Sunday afternoon I jumped on a Google hangout call with Suni and Philippa. These days, as I go through several life-changes, they feel like friends and co-conspirators. I took their well wishes and support and carried it with me all week long. I had to hang up after a few hours but I could have talked all evening long.
I headed to Brooklyn to have dinner with Alistair's family (the same group that I spent Thanksgiving with). It was lovely to end the weekend this way. On Monday, the holidays were officially over. School children returned to school and their parents returned to their early morning commutes. The trains were crowded again.
On Tuesday Alistair suggested we meet up for a drink after work. I took the 1 train to West Village and alighted on Christopher Street. The pace on the street was quick, the middle of rush hour. I stepped lively toward Sixth Avenue and looked up at a familiar face. A guy I used to date, a consistently well-dressed man who had a hazelnut Vizsla. I looked down at the sidewalk, and he looked straight ahead. I felt my heart racing nervously.
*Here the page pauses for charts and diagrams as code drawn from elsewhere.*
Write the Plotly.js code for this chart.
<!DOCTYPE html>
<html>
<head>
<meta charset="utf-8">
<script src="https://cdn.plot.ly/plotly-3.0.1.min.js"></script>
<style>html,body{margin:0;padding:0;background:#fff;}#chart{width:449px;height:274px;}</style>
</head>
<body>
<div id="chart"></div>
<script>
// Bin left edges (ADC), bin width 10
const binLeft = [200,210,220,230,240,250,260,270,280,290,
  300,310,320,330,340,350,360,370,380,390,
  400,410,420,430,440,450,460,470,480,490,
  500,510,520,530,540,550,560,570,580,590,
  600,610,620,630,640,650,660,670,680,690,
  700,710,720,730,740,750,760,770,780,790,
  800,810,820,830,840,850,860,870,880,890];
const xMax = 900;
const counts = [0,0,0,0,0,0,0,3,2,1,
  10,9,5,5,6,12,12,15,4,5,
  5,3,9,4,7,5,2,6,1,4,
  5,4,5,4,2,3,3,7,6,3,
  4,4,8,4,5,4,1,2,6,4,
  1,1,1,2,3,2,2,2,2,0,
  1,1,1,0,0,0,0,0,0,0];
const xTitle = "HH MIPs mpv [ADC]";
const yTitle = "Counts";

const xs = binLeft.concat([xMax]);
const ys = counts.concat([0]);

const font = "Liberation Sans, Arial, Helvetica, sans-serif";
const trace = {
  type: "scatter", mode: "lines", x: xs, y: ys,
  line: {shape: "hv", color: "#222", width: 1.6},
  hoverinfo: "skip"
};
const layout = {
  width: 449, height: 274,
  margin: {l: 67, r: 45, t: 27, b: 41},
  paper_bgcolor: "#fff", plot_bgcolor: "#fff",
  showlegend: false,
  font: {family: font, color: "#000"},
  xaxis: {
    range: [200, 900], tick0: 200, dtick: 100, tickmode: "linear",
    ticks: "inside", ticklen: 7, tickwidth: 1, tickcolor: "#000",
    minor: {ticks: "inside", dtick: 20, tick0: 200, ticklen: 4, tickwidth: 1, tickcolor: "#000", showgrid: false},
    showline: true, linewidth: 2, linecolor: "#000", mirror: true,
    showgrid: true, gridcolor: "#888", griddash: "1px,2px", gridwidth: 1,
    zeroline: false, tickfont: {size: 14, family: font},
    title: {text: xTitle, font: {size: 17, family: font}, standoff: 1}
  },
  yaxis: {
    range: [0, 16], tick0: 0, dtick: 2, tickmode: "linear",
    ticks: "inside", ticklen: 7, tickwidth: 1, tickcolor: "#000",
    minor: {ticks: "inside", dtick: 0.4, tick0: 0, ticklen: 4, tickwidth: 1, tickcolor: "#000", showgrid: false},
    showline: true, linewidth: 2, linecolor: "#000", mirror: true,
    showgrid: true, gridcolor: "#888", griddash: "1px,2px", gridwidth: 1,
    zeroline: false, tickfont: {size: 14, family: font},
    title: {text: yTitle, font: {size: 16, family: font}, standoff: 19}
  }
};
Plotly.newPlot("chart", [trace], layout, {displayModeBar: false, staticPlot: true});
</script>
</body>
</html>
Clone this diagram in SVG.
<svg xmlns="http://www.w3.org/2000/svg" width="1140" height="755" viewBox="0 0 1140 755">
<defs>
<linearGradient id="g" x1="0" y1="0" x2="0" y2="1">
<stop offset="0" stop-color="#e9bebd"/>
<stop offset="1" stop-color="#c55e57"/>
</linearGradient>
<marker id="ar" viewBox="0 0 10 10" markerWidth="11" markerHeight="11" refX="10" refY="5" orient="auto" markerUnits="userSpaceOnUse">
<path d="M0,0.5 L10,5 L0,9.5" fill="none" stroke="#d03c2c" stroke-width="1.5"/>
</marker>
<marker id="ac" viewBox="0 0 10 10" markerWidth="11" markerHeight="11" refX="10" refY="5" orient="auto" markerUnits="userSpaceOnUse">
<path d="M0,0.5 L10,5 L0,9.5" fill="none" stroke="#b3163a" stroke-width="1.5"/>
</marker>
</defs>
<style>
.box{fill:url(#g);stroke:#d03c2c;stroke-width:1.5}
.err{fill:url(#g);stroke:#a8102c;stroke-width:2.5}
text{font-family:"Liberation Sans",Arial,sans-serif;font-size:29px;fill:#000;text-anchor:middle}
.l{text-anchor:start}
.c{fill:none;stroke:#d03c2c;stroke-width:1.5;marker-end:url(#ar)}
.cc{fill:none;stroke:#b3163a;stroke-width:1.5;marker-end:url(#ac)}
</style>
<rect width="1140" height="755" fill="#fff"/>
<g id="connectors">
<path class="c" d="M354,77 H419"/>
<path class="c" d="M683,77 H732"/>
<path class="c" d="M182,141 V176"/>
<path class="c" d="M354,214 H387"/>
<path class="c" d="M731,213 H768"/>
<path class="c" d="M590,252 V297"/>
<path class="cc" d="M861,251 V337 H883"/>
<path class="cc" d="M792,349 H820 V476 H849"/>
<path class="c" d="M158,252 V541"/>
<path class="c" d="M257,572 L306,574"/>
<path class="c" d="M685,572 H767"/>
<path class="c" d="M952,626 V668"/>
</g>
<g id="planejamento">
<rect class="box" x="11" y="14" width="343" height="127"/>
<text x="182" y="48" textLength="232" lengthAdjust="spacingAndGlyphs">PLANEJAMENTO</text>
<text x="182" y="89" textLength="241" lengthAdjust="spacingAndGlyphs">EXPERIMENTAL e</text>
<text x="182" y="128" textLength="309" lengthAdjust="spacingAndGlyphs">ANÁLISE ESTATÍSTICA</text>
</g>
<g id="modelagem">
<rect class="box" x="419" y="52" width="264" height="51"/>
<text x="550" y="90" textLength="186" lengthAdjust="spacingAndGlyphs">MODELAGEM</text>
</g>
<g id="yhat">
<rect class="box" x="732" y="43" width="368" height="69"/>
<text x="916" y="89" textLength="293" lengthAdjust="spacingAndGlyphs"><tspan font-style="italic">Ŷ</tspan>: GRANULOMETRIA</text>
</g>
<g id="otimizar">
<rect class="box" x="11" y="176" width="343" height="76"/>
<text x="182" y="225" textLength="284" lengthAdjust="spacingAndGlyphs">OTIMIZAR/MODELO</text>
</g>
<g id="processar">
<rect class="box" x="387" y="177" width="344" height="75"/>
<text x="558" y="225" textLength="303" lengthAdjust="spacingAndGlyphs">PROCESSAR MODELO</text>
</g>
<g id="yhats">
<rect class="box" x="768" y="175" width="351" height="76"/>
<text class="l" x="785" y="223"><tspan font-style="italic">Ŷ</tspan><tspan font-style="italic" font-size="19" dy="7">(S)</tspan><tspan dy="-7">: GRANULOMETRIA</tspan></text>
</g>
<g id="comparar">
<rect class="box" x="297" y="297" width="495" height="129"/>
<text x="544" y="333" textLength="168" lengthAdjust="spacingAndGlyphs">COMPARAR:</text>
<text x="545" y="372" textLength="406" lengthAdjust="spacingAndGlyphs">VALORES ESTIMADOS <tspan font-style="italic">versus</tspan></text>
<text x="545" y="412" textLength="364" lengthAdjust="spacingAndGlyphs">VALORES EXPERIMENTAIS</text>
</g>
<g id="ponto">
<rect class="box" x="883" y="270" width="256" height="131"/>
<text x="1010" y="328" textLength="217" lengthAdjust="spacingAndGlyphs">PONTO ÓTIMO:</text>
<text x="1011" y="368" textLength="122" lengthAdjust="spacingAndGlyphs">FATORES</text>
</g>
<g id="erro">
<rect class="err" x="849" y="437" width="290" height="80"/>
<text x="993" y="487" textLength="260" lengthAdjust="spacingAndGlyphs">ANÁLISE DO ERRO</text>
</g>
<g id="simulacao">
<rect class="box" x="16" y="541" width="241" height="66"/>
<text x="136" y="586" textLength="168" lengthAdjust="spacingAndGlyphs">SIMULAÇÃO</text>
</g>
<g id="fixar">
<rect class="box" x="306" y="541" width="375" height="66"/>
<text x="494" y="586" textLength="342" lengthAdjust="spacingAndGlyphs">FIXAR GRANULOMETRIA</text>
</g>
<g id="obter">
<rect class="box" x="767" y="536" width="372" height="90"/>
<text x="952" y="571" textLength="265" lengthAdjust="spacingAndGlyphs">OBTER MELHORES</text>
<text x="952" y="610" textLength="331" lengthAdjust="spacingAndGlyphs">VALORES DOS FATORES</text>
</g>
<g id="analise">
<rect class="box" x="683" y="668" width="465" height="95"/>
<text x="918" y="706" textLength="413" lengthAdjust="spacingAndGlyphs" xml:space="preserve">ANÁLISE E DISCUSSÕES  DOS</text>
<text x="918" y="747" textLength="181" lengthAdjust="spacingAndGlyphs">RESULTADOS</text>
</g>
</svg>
I slipped into Goods for the Study. I love paper and pen stores. In Paris I spent almost an hour at Delphonics, my favorite Japanese paper store. I had decided earlier on Tuesday that a trip to the paper store would a treat. As a child I wrote voraciously and as an adult stacks of notebooks fill the living room. A paper store makes me connect to my core self in a nostalgic way. I circled the floor taking note of the paper stock; running my hand on the leather covers. I bought a spiral black notebook made in Japan.
I walked from there to Corkbuzz, a little wine bar and restaurant Alistair took me to on New Years Day. It's so relaxed and quiet and the staff is nice. We ordered a flight of wine and whipped ricotta. I felt less stressed in an instant.
Alistair and I decided we'd do something cultural on Friday night. I picked the Museum of Modern Art (MOMA) and dinner at a place I'd never heard of before: Shalel Lounge.
The MOMA will forever remind me of my first years in New York. (There was that one time I circulated the galleries alone for hours with a squished fly on my face. A guard came up to me, "Are you OK?" he asked. It wasn't till I looked in the mirror of a bathroom that I realized it was there.) Friday nights at the MOMA are free, so Alistair and I expected a crowd. The line for coat check reminded me of a JFK airport security line. The Charles White exhibit, which we actually didn't know was on, was worse. I felt like I was always fighting just to get a view of something, only to finally get my view blocked by someone else.
We decided to take the B train uptown to dinner. We raced to catch the arriving train. I put my metro card in the wrong pocket, and when I reached into my pocket to get my phone the Metrocard flew onto the tracks. It was annual Metrocard, one that refilled without me doing a thing. I sighed and looked down at it from afar.
"Should we call someone?" Alistair asked as the train barreled into the station.
I could have called a station attendant to pick up the card. I could have waited for another train. I just shrugged and told him to forget it. We got on the train and headed uptown. The card was the least important thing on my mind. The camel's back was carrying a full load.
In the west 70s Alistair and I descended a nondescript set of stairs into Shalel Lounge, a Moroccan restaurant. I pointed to the rose petals on the stairs and told Alistair that it was considered "extremely romantic" restaurants in the city. We had Negroni's at the lounge and then our waitress pointed to our table down a narrow hall.
"It's that table all the way back there," she said. Alistair and I exchanged a glance. The table was the only one at the end of a brick hall. It was like having our own little restaurant.
"This is truly candlelit dinner," exclaimed Alistair.
There was a table around the corner, and though we were far we could hear their conversation. Four women in their 50s, swingers, discussing their escapades. Alistair and I exchanged wide-eyed glances while we dug into our tagines.
Alistair and I spoke wistfully about our wish to go to Morocco. Even if our talks were about far-away possibilities, it just felt nice to imagine myself anywhere with Alistair.